Halloween! I had 12 groups of trick or treaters. THAT IS IT! Um, let me remind everyone that I live in the suburbs, which translates into MANY MANY CHILDREN. I not only have left over candy that I bought, but all of the loot the Stonettes came home with. My normal routine is thus: buy just enough candy, pick out the nasty candy (the Sugar Babies, the Brach's toffees, all salt water taffy, the Tootsie Rolls) from the kids' loot bags and RECYCLE IT TO LATE COMING TRICK OR TREATERS. It's a genius plan that hasn't failed me yet. (It keeps us from having too much in the house.) Well. SO MUCH FOR THAT PLAN.
While going through the kids' stuff to pull out aforementioned crapandy (crap +candy) I found SEVERAL full sized bars of chocolate. !!! Apparently a bloc of five houses decided to go the full-sized bar route and ALL THE KIDS WERE HITTING THAT BLOCK. Plus, some houses gave out zip-loc bags of four and five pieces of candy. AND: most of the neighbors on my street are older, retired people, so their lights weren't on. Which meant that kids were SKIPPING MY BLOCK. Bah. Who wants Whoppers, Heath bars, or Almond Joys?

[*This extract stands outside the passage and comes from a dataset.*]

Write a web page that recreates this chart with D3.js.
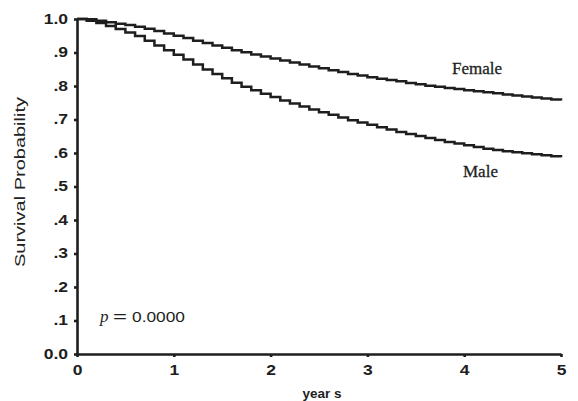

Funniest thing The Boy said (he looked SO AWESOME as a WWII Zombie soldier) while I was making his face look zombie-riffic: "faces always get the most trashed when you're a zombie." True dat. And we got not ONE Chick-tract all night. Sign of the Christian Right losing its stronghold in our neighborhood? Mayhaps! (I like how the "sinner" looks like Pig Pen. And how contrite the Evil Satanic Witchcraft Kids turned around. With the help of JESUS.) How was everyone else's night? (Oh, and Blessed Samhain to my Pagan flisters! I hope you dreamed of your ancestors and had lovely nights.)
(AND WHY IS LJ BLOCKING MY SCRUBS/ELLIOT ICON?? "Hi I'm a Whore ask me how." is on the icon, and she's FULLY DRESSED. Lame, LJ. Lame.)